Friday February 1
Dunedin, in the far southeast of the South Island, is a very Scottish town, with the Free Kirk, its raison d'etre and major monument, slightly rainy and windswept today. The Lonely Planet guidebook (which has proved to be VERY reliable so far) only had two restaurants that sounded good, and luckily one of them was not far from our hotel, as we'd already walked our feet off to and around the Otago Museum.

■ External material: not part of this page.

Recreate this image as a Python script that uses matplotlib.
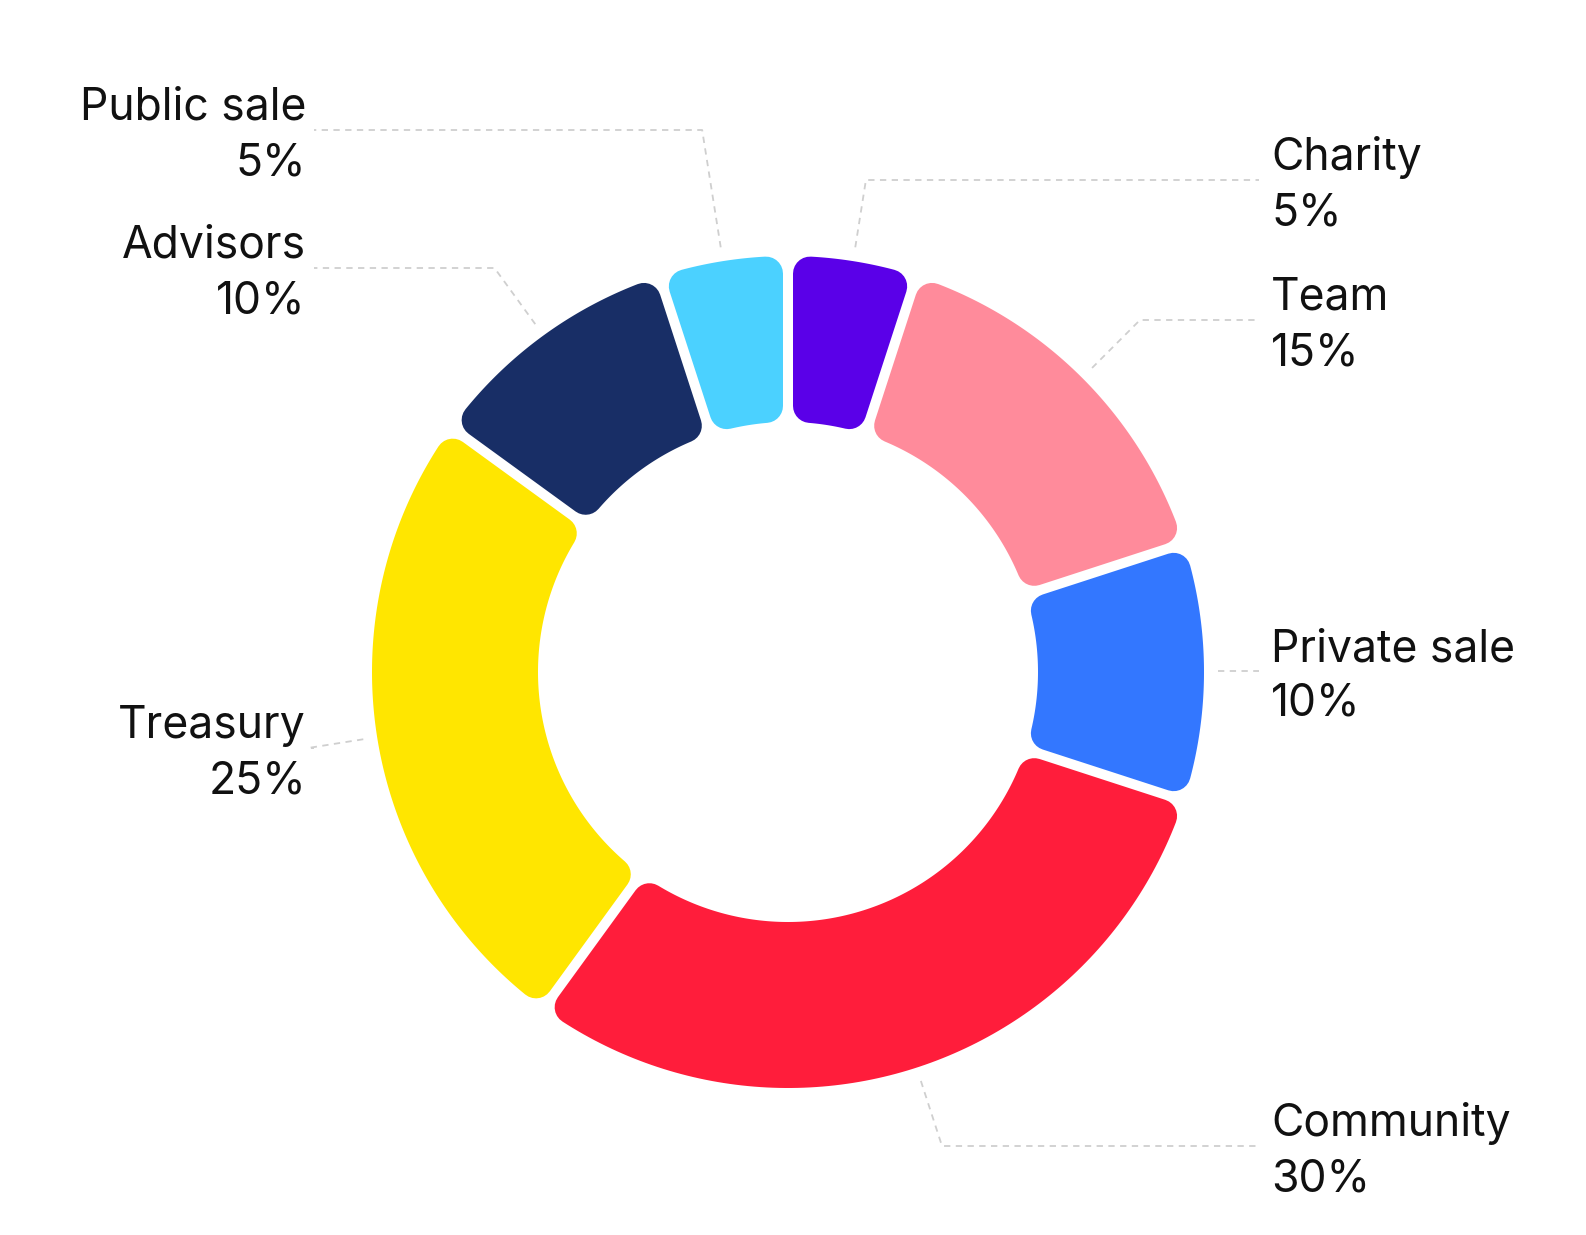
import numpy as np
import matplotlib
matplotlib.use("Agg")
import matplotlib.pyplot as plt
from matplotlib.patches import Polygon

# data, clockwise from 12 o'clock
labels = ["Charity", "Team", "Private sale", "Community", "Treasury", "Advisors", "Public sale"]
shares = [5, 15, 10, 30, 25, 10, 5]
colors = ["#5A00E8", "#FF8B9B", "#3377FF", "#FF1D3B", "#FFE600", "#182E66", "#4BD1FF"]

# label layout (pixel units, y down)
label_side = ["right", "right", "right", "right", "left", "left", "left"]
label_line_y = [180, 320, 671, 1146, 748, 268, 130]

W, H = 1586, 1235
cx, cy = 788, 672
r_out, r_in = 416, 250
gap = 10
corner = 17
x_left, x_right = 306, 1271

plt.rcParams['font.family'] = ['Inter', 'DejaVu Sans']

fig = plt.figure(figsize=(W / 100, H / 100), dpi=100)
ax = fig.add_axes([0, 0, 1, 1])
ax.set_xlim(0, W)
ax.set_ylim(H, 0)
ax.set_aspect('equal')
ax.axis('off')


def pt(r, a):
    return cx + r * np.sin(a), cy - r * np.cos(a)


total = sum(shares)
start = 0.0
lw = 2 * corner * 72 / 100
for lab, val, col, side, ly in zip(labels, shares, colors, label_side, label_line_y):
    a1 = 2 * np.pi * start / total
    a2 = 2 * np.pi * (start + val) / total
    start += val
    d = gap / 2 + corner
    ro, ri = r_out - corner, r_in + corner
    to = np.linspace(a1 + np.arcsin(d / ro), a2 - np.arcsin(d / ro), 120)
    ti = np.linspace(a2 - np.arcsin(d / ri), a1 + np.arcsin(d / ri), 120)
    xs = np.concatenate([cx + ro * np.sin(to), cx + ri * np.sin(ti)])
    ys = np.concatenate([cy - ro * np.cos(to), cy - ri * np.cos(ti)])
    ax.add_patch(Polygon(np.column_stack([xs, ys]), closed=True, facecolor=col,
                         edgecolor=col, linewidth=lw, joinstyle='round'))

    # leader line
    am = (a1 + a2) / 2
    sx, sy = pt(r_out + 14, am)
    end_x = x_right - 12 if side == "right" else x_left + 8
    if abs(np.cos(am)) > 1e-3:
        re = (cy - ly) / np.cos(am)
        ex, ey = pt(re, am)
        lx, lyy = [sx, ex, end_x], [sy, ey, ly]
    else:
        lx, lyy = [sx, end_x], [ly, ly]
    ax.plot(lx, lyy, color="#cfcfcf", lw=1.3, ls=(0, (3.5, 3)), solid_capstyle='butt')

    ha = 'left' if side == "right" else 'right'
    tx = x_right if side == "right" else x_left
    ax.text(tx, ly - 10, lab, ha=ha, va='baseline', fontsize=32, color="#111111")
    ax.text(tx, ly + 45, f"{val}%", ha=ha, va='baseline', fontsize=32, color="#111111")

fig.savefig("out.png", dpi=100, facecolor="white")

Even the waitresses couldn't explain the name Bell Pepper Blues. The place is nondescript on the outside, plain but serene within. We warmed our bones with a bottle of Hatton Estate merlot, which like most merlots here was meatier than even a Cab Sav. And the special soup, a delicate seafood bisque, helped a lot too. Our other starter was scallop tortellini, an exquisite lineup of little dumplings stuffed with big chunks of scallop as well as lovely pink mousseline and decorated with scrawls of lemon and wasabi cream sauce, each topped with a tiny chip of prosciutto.

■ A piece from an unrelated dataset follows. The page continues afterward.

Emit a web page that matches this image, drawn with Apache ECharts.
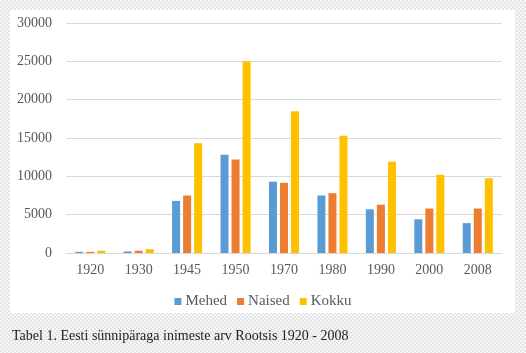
<!DOCTYPE html>
<html>
<head>
<meta charset="utf-8">
<script src="https://cdn.jsdelivr.net/npm/echarts@6/dist/echarts.min.js"></script>
<style>
  html, body {
    margin: 0;
    padding: 0;
  }
  body {
    width: 526px;
    height: 353px;
    background-color: #f7f7f7;
    background-image: repeating-conic-gradient(#e4e4e4 0 25%, #f7f7f7 0 50%);
    background-size: 4px 4px;
  }
  #chart {
    width: 526px;
    height: 353px;
  }
</style>
</head>
<body>
<div id="chart"></div>
<script>
// aastad
const years = ['1920', '1930', '1945', '1950', '1970', '1980', '1990', '2000', '2008']

// väärtused loetud pildilt
const mehed = [150, 200, 6800, 12800, 9300, 7500, 5700, 4400, 3900]
const naised = [150, 300, 7500, 12200, 9150, 7800, 6300, 5800, 5800]
const kokku = [300, 500, 14300, 25000, 18500, 15300, 11900, 10200, 9750]

const seriesNames = ['Mehed', 'Naised', 'Kokku']
const colors = ['#5b9bd5', '#ed7d31', '#ffc000']

const caption = 'Tabel 1. Eesti sünnipäraga inimeste arv Rootsis 1920 - 2008'

const font = '"Liberation Serif", "DejaVu Serif", serif'

const chart = echarts.init(document.getElementById('chart'))

const makeBar = (name, data, i) => ({
  name: name,
  type: 'bar',
  data: data,
  barWidth: 8,
  barGap: '38%',
  itemStyle: { color: colors[i] }
})

chart.setOption({
  animation: false,
  backgroundColor: 'transparent',
  textStyle: { fontFamily: font },
  graphic: [
    {
      type: 'rect',
      z: -10,
      shape: { x: 10, y: 10, width: 505, height: 303 },
      style: { fill: '#ffffff' },
      silent: true
    }
  ],
  title: {
    text: caption,
    left: 7,
    top: 324,
    textStyle: {
      fontFamily: font,
      fontSize: 14,
      fontWeight: 'normal',
      color: '#222222'
    }
  },
  legend: {
    data: seriesNames,
    left: 'center',
    top: 289,
    itemWidth: 7,
    itemHeight: 7,
    itemGap: 10,
    icon: 'rect',
    textStyle: {
      fontFamily: font,
      fontSize: 15,
      color: '#595959',
      padding: [0, 0, 0, -1]
    }
  },
  grid: {
    left: 66,
    right: 24,
    top: 23,
    bottom: 100,
    containLabel: false
  },
  xAxis: {
    type: 'category',
    data: years,
    axisLine: { lineStyle: { color: '#d9d9d9' } },
    axisTick: { show: false },
    axisLabel: {
      fontFamily: font,
      fontSize: 14,
      color: '#595959',
      margin: 10
    }
  },
  yAxis: {
    type: 'value',
    min: 0,
    max: 30000,
    interval: 5000,
    axisLine: { show: false },
    axisTick: { show: false },
    splitLine: { lineStyle: { color: '#d9d9d9' } },
    axisLabel: {
      fontFamily: font,
      fontSize: 14,
      color: '#595959',
      margin: 14,
      formatter: (v) => String(v)
    }
  },
  series: [
    makeBar(seriesNames[0], mehed, 0),
    makeBar(seriesNames[1], naised, 1),
    makeBar(seriesNames[2], kokku, 2)
  ]
})
</script>
</body>
</html>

For mains, we had a char-grilled elk loin - probably wapiti, a deerlike elk or elklike deer which was imported from America to New Zealand for the hunters, and as usual, got loose, overpopulated, and decimated this delicate ecosystem. They were finally rounded up using nets from helicopters, and are now extensively farmed in the South Island. It was perfectly cooked, sprinkled with pepper and porcini mushroom dust, with a roasted white kumara aioli and a sweet red wine and juniper glace de viande, not to mention a smoked bacon yorkshire pudding alongside. Though we still think that our best venison was the wood-smoked stuff at Cook'n' with Gas.
As every NZ restaurant seems to have pork belly on the menu, we tried it here. It was a streaky roll, so unctuous that a mouthful felt like a full meal, and came with puréed potatoes, roasted parsnips, and a muscatel, muscovado sugar, and apple juice glaze. At the end, I could hardly get my jacket on, and the cold wind was no longer a problem.